Can someone tell me what these are?  I see them as requirements for many of the makeup artist discount programs, and I was told I should have one if I have done weddings or photoshoots, but I thought this was something that was only used in the film and modeling industry.  Can someone tell me how I would get one or where I can find an example of what they even contain or look like?


----------



## MisStarrlight (Dec 12, 2006)

Tear sheets are when your work is published in a magazine.  You bring in the actual page from the magazine.
Call sheets are put out by production companies (mostly) and list everyone involved with the project & all the information you would need to know (title, phone #, call time).
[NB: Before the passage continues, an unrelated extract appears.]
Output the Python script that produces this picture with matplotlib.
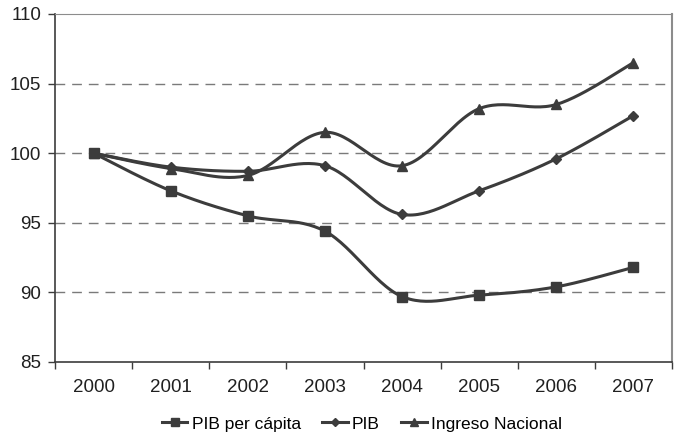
import numpy as np
import matplotlib
matplotlib.use("Agg")
import matplotlib.pyplot as plt
from matplotlib.lines import Line2D

years = ["2000", "2001", "2002", "2003", "2004", "2005", "2006", "2007"]
pib_per_capita = [100, 97.3, 95.5, 94.4, 89.7, 89.8, 90.4, 91.8]
pib = [100, 99.0, 98.7, 99.1, 95.6, 97.3, 99.6, 102.7]
ingreso_nacional = [100, 98.9, 98.4, 101.5, 99.1, 103.2, 103.5, 106.5]

series = [
    ("PIB per cápita", pib_per_capita, "s", 6.5),
    ("PIB", pib, "D", 5.5),
    ("Ingreso Nacional", ingreso_nacional, "^", 7),
]

plt.rcParams["font.family"] = ["Liberation Sans", "DejaVu Sans"]
dark = "#3c3c3c"


def smooth(x, y, n=30):
    # Catmull-Rom style bezier between consecutive points
    x = np.asarray(x, float)
    y = np.asarray(y, float)
    px = np.concatenate([[x[0]], x, [x[-1]]])
    py = np.concatenate([[y[0]], y, [y[-1]]])
    xs, ys = [], []
    t = np.linspace(0, 1, n)
    for i in range(1, len(px) - 2):
        p0 = np.array([px[i], py[i]])
        p3 = np.array([px[i + 1], py[i + 1]])
        p1 = p0 + (np.array([px[i + 1], py[i + 1]]) - np.array([px[i - 1], py[i - 1]])) / 6
        p2 = p3 - (np.array([px[i + 2], py[i + 2]]) - np.array([px[i], py[i]])) / 6
        b = ((1 - t) ** 3)[:, None] * p0 + (3 * (1 - t) ** 2 * t)[:, None] * p1 \
            + (3 * (1 - t) * t ** 2)[:, None] * p2 + (t ** 3)[:, None] * p3
        xs.extend(b[:, 0])
        ys.extend(b[:, 1])
    return xs, ys


fig = plt.figure(figsize=(6.79, 4.37), dpi=100)
ax = fig.add_axes([55 / 679, 1 - 362 / 437, 617 / 679, 348 / 437])

x = np.arange(len(years))
handles = []
for name, vals, mk, ms in series:
    sx, sy = smooth(x, vals)
    ax.plot(sx, sy, color=dark, lw=2.2, zorder=3)
    ax.plot(x, vals, ls="none", marker=mk, ms=ms, color=dark, zorder=4)
    handles.append(Line2D([], [], color=dark, lw=2.2, marker=mk, ms=ms - 1, label=name))

ax.set_xlim(-0.5, len(years) - 0.5)
ax.set_ylim(85, 110)
ax.set_yticks([85, 90, 95, 100, 105, 110])
ax.set_xticks(x)
ax.set_xticklabels(years)
ax.set_xticks(np.arange(len(years) + 1) - 0.5, minor=True)
ax.tick_params(axis="x", which="major", length=0, pad=12, labelsize=13.5, colors="#202020")
ax.tick_params(axis="x", which="minor", length=5, width=1, color=dark)
ax.tick_params(axis="y", length=5, width=1, color=dark, pad=5, labelsize=13.5, labelcolor="#202020")

for yv in [90, 95, 100, 105]:
    ax.axhline(yv, color="#7a7a7a", lw=1, ls=(0, (7, 5)), zorder=1)

ax.spines["left"].set_color(dark)
ax.spines["bottom"].set_color(dark)
ax.spines["left"].set_linewidth(1.2)
ax.spines["bottom"].set_linewidth(1.2)
ax.spines["top"].set_color("#8c8c8c")
ax.spines["right"].set_color("#8c8c8c")
ax.spines["right"].set_linewidth(1.5)

fig.legend(handles=handles, loc="center", bbox_to_anchor=(362 / 679, 1 - 424 / 437),
           ncol=3, frameon=False, fontsize=12.5, handlelength=1.45, handletextpad=0.25,
           columnspacing=1.25)

fig.savefig("out.png", dpi=100)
They both prove that you are working professionally in the field & aren't just something you can make up just to get the discount.  (The industry doesn't count weddings as "real" freelance work)


----------



## farra712 (Dec 13, 2006)

Thank you.  This helps but sucks!  So, if one of the photographers I work with calls me and asks me to do makeup for someone who is having professional pictures taken, I would have to have a call sheet to prove that I am a professional, or does this not really count either?  I appreciate your quick and thorough response!  Thanks again!


----------



## lara (Dec 13, 2006)

A small shoot that only has a photographer, an MA and a talent isn't big enough to require a call sheet - they're only used if you're juggling multiple talents or multiple sets, or if the small-shoot photographer is incredibly anal.

For something that small, I'd just request something on letterhead from the photographer confirming that you worked X hours/day for X wage.


----------